Output every line exactly as written. Leave out pictures.

>> begin SUPPLIED MATERIAL

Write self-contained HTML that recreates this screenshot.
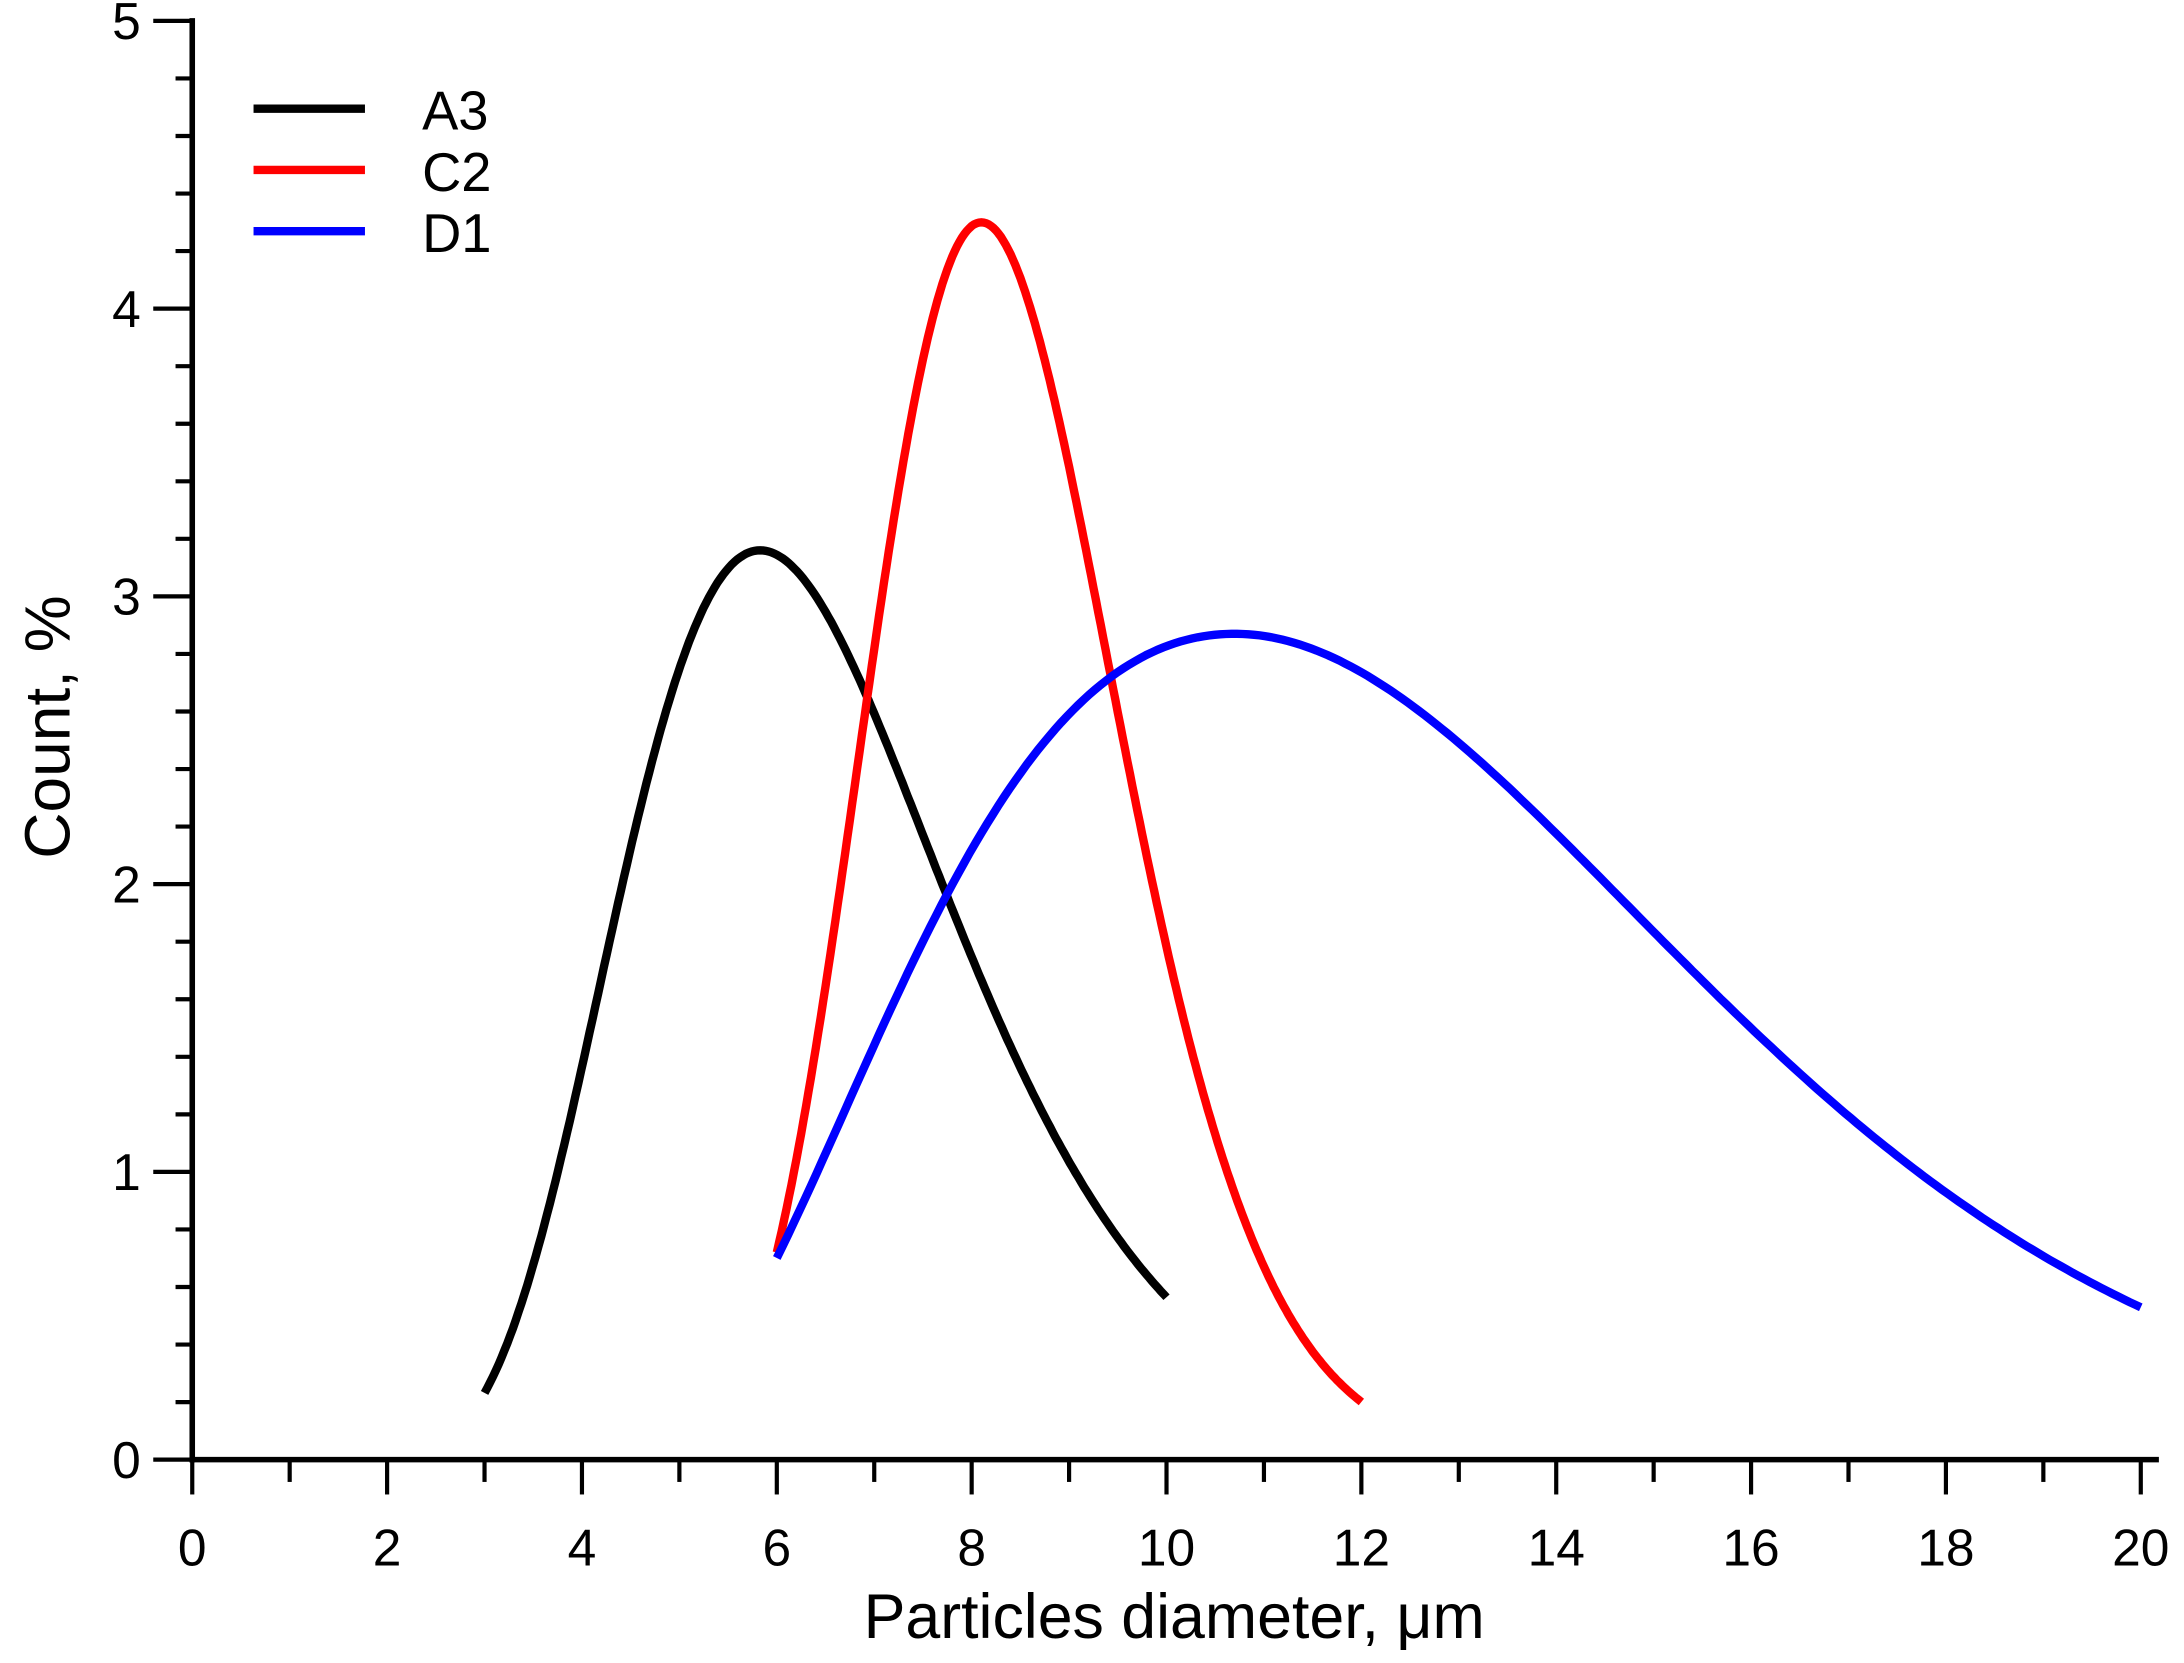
<!DOCTYPE html>
<html><head><meta charset="utf-8"><style>
html,body{margin:0;padding:0;background:#fff;}
svg{display:block;}
text{font-family:"Liberation Sans",sans-serif;fill:#000;}
</style></head><body>
<svg id="s" width="2184" height="1663" viewBox="0 0 1568 1194" xmlns="http://www.w3.org/2000/svg">
<g id="ticks" stroke="#000" stroke-width="3"></g>
<line x1="138" y1="13" x2="138" y2="1050" stroke="#000" stroke-width="4"/>
<line x1="136" y1="1048" x2="1550" y2="1048" stroke="#000" stroke-width="4"/>
<g id="lbl" font-size="37"></g>
<text x="843" y="1176" font-size="45" text-anchor="middle">Particles diameter, μm</text>
<text transform="translate(50,522) rotate(-90)" font-size="46" text-anchor="middle">Count, %</text>
<path id="a3" fill="none" stroke="#000" stroke-width="6"/>
<path id="c2" fill="none" stroke="#ff0000" stroke-width="6"/>
<path id="d1" fill="none" stroke="#0000ff" stroke-width="6"/>
<line x1="182" y1="78" x2="262" y2="78" stroke="#000" stroke-width="6"/>
<line x1="182" y1="122" x2="262" y2="122" stroke="#ff0000" stroke-width="6"/>
<line x1="182" y1="166" x2="262" y2="166" stroke="#0000ff" stroke-width="6"/>
<text x="303" y="93" font-size="39">A3</text>
<text x="303" y="137" font-size="39">C2</text>
<text x="303" y="181" font-size="39">D1</text>
</svg>
<script>
var X=function(v){return 138+v*69.95;},Y=function(v){return 1048-v*206.6;};
var t=document.getElementById('ticks'),l=document.getElementById('lbl'),ns='http://www.w3.org/2000/svg';
function ln(x1,y1,x2,y2){var e=document.createElementNS(ns,'line');e.setAttribute('x1',x1);e.setAttribute('y1',y1);e.setAttribute('x2',x2);e.setAttribute('y2',y2);t.appendChild(e);}
function tx(x,y,s,a){var e=document.createElementNS(ns,'text');e.setAttribute('x',x);e.setAttribute('y',y);e.setAttribute('text-anchor',a);e.textContent=s;l.appendChild(e);}
for(var i=0;i<=25;i++){var y=Y(i*0.2);if(i%5==0){ln(110,y,138,y);tx(101,y+13,String(i/5),'end');}else ln(126,y,138,y);}
for(var i=0;i<=20;i++){var x=X(i);if(i%2==0){ln(x,1048,x,1073);tx(x,1124,String(i),'middle');}else ln(x,1048,x,1064);}
function draw(id,f,a,b){var d='';for(var k=0;k<=240;k++){var x=a+(b-a)*k/240;d+=(k?'L':'M')+X(x).toFixed(1)+' '+Y(f(x)).toFixed(1);}document.getElementById(id).setAttribute('d',d);}
function logn(A,pk,s2){var mu=Math.log(pk);return function(x){return A*Math.exp(-Math.pow(Math.log(x)-mu,2)/(2*s2));};}
draw('a3',logn(3.16,5.83,0.0845),3,10);
draw('c2',logn(4.30,8.1,0.0252),6,12);
draw('d1',function(x){var d=x-10.7;if(d>=0)return 2.87*Math.exp(-d*d/(32.82+1.973*d));var a=-d;return 2.87*Math.exp(-a*a/(35.41-4.20*a));},6,20);
</script>
</body></html>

>> end SUPPLIED MATERIAL

RIGHT ANSWER ▸
Write self-contained HTML that recreates this screenshot.
<!DOCTYPE html>
<html><head><meta charset="utf-8"><style>
html,body{margin:0;padding:0;background:#fff;}
svg{display:block;}
text{font-family:"Liberation Sans",sans-serif;fill:#000;}
</style></head><body>
<svg id="s" width="2184" height="1663" viewBox="0 0 1568 1194" xmlns="http://www.w3.org/2000/svg">
<g id="ticks" stroke="#000" stroke-width="3"></g>
<line x1="138" y1="13" x2="138" y2="1050" stroke="#000" stroke-width="4"/>
<line x1="136" y1="1048" x2="1550" y2="1048" stroke="#000" stroke-width="4"/>
<g id="lbl" font-size="37"></g>
<text x="843" y="1176" font-size="45" text-anchor="middle">Particles diameter, μm</text>
<text transform="translate(50,522) rotate(-90)" font-size="46" text-anchor="middle">Count, %</text>
<path id="a3" fill="none" stroke="#000" stroke-width="6"/>
<path id="c2" fill="none" stroke="#ff0000" stroke-width="6"/>
<path id="d1" fill="none" stroke="#0000ff" stroke-width="6"/>
<line x1="182" y1="78" x2="262" y2="78" stroke="#000" stroke-width="6"/>
<line x1="182" y1="122" x2="262" y2="122" stroke="#ff0000" stroke-width="6"/>
<line x1="182" y1="166" x2="262" y2="166" stroke="#0000ff" stroke-width="6"/>
<text x="303" y="93" font-size="39">A3</text>
<text x="303" y="137" font-size="39">C2</text>
<text x="303" y="181" font-size="39">D1</text>
</svg>
<script>
var X=function(v){return 138+v*69.95;},Y=function(v){return 1048-v*206.6;};
var t=document.getElementById('ticks'),l=document.getElementById('lbl'),ns='http://www.w3.org/2000/svg';
function ln(x1,y1,x2,y2){var e=document.createElementNS(ns,'line');e.setAttribute('x1',x1);e.setAttribute('y1',y1);e.setAttribute('x2',x2);e.setAttribute('y2',y2);t.appendChild(e);}
function tx(x,y,s,a){var e=document.createElementNS(ns,'text');e.setAttribute('x',x);e.setAttribute('y',y);e.setAttribute('text-anchor',a);e.textContent=s;l.appendChild(e);}
for(var i=0;i<=25;i++){var y=Y(i*0.2);if(i%5==0){ln(110,y,138,y);tx(101,y+13,String(i/5),'end');}else ln(126,y,138,y);}
for(var i=0;i<=20;i++){var x=X(i);if(i%2==0){ln(x,1048,x,1073);tx(x,1124,String(i),'middle');}else ln(x,1048,x,1064);}
function draw(id,f,a,b){var d='';for(var k=0;k<=240;k++){var x=a+(b-a)*k/240;d+=(k?'L':'M')+X(x).toFixed(1)+' '+Y(f(x)).toFixed(1);}document.getElementById(id).setAttribute('d',d);}
function logn(A,pk,s2){var mu=Math.log(pk);return function(x){return A*Math.exp(-Math.pow(Math.log(x)-mu,2)/(2*s2));};}
draw('a3',logn(3.16,5.83,0.0845),3,10);
draw('c2',logn(4.30,8.1,0.0252),6,12);
draw('d1',function(x){var d=x-10.7;if(d>=0)return 2.87*Math.exp(-d*d/(32.82+1.973*d));var a=-d;return 2.87*Math.exp(-a*a/(35.41-4.20*a));},6,20);
</script>
</body></html>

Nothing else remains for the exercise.